I read “The Help” on Kindle courtesy my library. I liked the book but put off writing a review to see how much of it stayed with me after a few weeks. It has been almost a month since and all that remains is a feeling that I enjoyed it.
So I try hard to remember what the book was about and it comes back in bits and pieces. It was well written. Parts of it conjured up imagery of cotton plantations in the south and I enjoyed those parts. What it did however is left me longing for more. I remember thinking the book could have been great but stopped short.
The life and attitudes of the setting in the book reminded me a lot of the way I grew up. I flinched when at first the topic of a separate bathroom for the help is discussed in the book. I felt shame creep up my cheeks when I realized it still happens and is a regular way of life where I come from. As the book progressed and each person recounts their relationship with their employer, snatches of conversation from my real life bubbled up and I wondered how many of us really take a step back and think about the concept of privilege.

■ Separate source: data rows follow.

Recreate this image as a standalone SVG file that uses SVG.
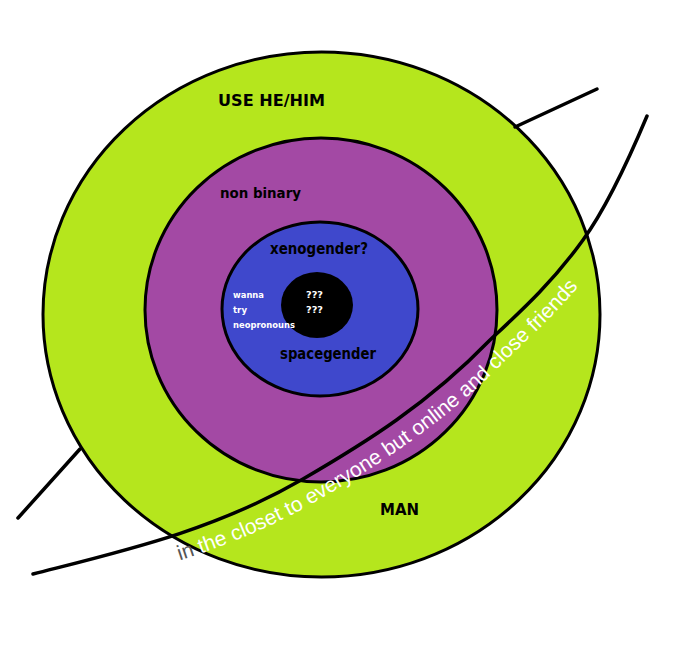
<svg xmlns="http://www.w3.org/2000/svg" width="680" height="656" viewBox="0 0 680 656">
<style>
.ring{stroke:#000;stroke-width:3}
.lbl{font-family:"Comic Sans MS","DejaVu Sans",sans-serif;font-weight:bold;fill:#000}
.sm{font-family:"Comic Sans MS","DejaVu Sans",sans-serif;font-weight:bold;fill:#fff;font-size:9.5px}
.ln{fill:none;stroke:#000;stroke-width:3.5;stroke-linecap:round}
.arc{font-family:"Liberation Sans",Arial,sans-serif;font-size:21px;fill:#fff}
</style>
<defs>
<path id="tp" d="M39,599 C129,576 225,554 315,502 C377,466 445,423 507,359 C538,330 571.5,299 602.5,256"/>
</defs>
<rect width="680" height="656" fill="#fff"/>
<g id="man">
<ellipse class="ring" cx="321.5" cy="314.5" rx="278.5" ry="262.5" fill="#b5e61d"/>
<text class="lbl" x="218" y="106" font-size="15" textLength="107" lengthAdjust="spacingAndGlyphs">USE HE/HIM</text>
<text class="lbl" x="380" y="515" font-size="15" textLength="39" lengthAdjust="spacingAndGlyphs">MAN</text>
</g>
<g id="nonbinary">
<ellipse class="ring" cx="321" cy="310" rx="176" ry="172" fill="#a349a4"/>
<text class="lbl" x="220" y="198" font-size="14" textLength="81" lengthAdjust="spacingAndGlyphs">non binary</text>
</g>
<g id="xenogender">
<ellipse class="ring" cx="320" cy="309" rx="98" ry="87" fill="#3f48cc"/>
<text class="lbl" x="270" y="254" font-size="15" textLength="98" lengthAdjust="spacingAndGlyphs">xenogender?</text>
<text class="lbl" x="280" y="359" font-size="15" textLength="96" lengthAdjust="spacingAndGlyphs">spacegender</text>
</g>
<g id="core">
<ellipse cx="317" cy="305" rx="36" ry="33" fill="#000"/>
<text class="sm" x="306" y="298" textLength="17" lengthAdjust="spacingAndGlyphs">???</text>
<text class="sm" x="306" y="313" textLength="17" lengthAdjust="spacingAndGlyphs">???</text>
</g>
<g id="neopronouns">
<text class="sm" x="233" y="298" textLength="31" lengthAdjust="spacingAndGlyphs">wanna</text>
<text class="sm" x="233" y="313" textLength="14" lengthAdjust="spacingAndGlyphs">try</text>
<text class="sm" x="233" y="328" textLength="62" lengthAdjust="spacingAndGlyphs">neopronouns</text>
</g>
<g id="connectors">
<line class="ln" x1="597" y1="89" x2="515" y2="127"/>
<line class="ln" x1="18" y1="518" x2="80" y2="449"/>
<path class="ln" d="M33,574 C123,551 213,531 303,479 C365,443 428,404 490,340 C521,311 552,283 583,240 C604,211 626,166 647,116"/>
</g>
<g id="closet">
<text class="arc"><textPath href="#tp" startOffset="146"><tspan fill="#555">in</tspan> the closet to everyone but online and close friends</textPath></text>
</g>
</svg>
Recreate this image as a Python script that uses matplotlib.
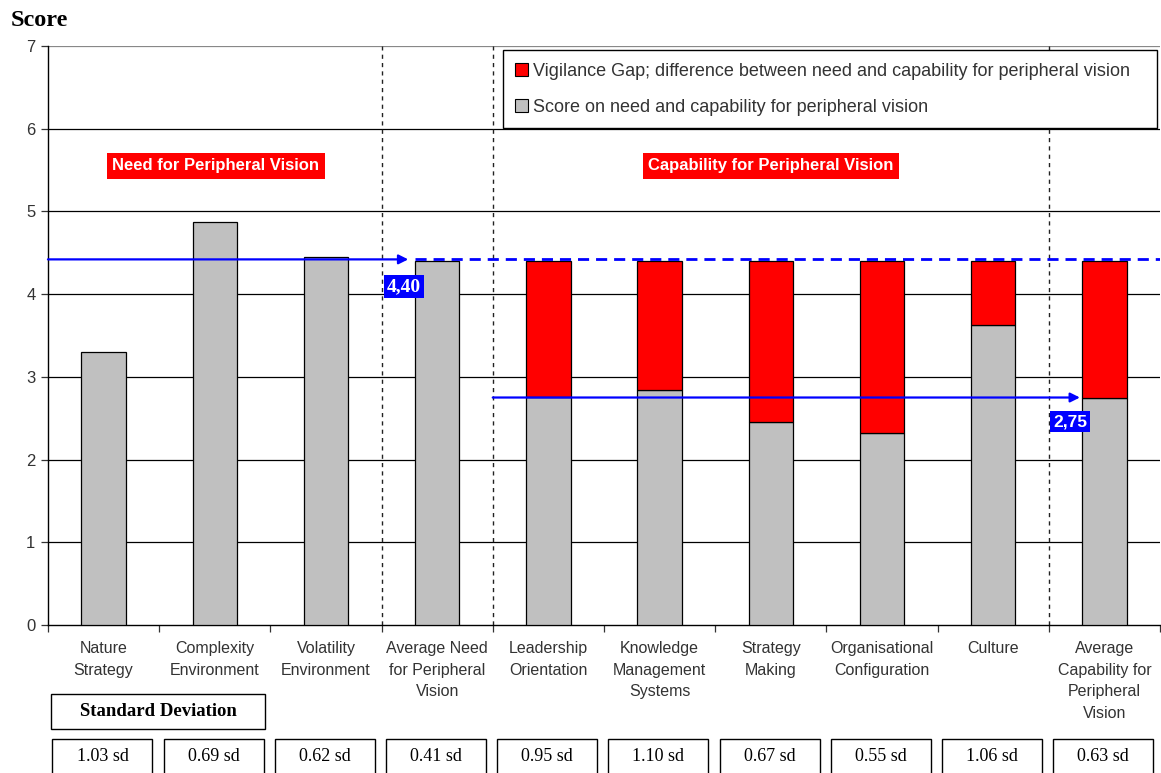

How we are so immersed our lives that we do not realize the impact of our statements and thought on the people who work with us and for us. How it is so much a part of our lives and we are either too indifferent or complacent to care. How our families still perpetuate some of these inequalities in thought if not in action and we stand mute. By not acting, we are passively participating.
By the time I was done thinking about the book, I realized perhaps it is a better book than I give it credit for. It still makes me mad, ashamed and sad.
If you read the book, what is your take on it?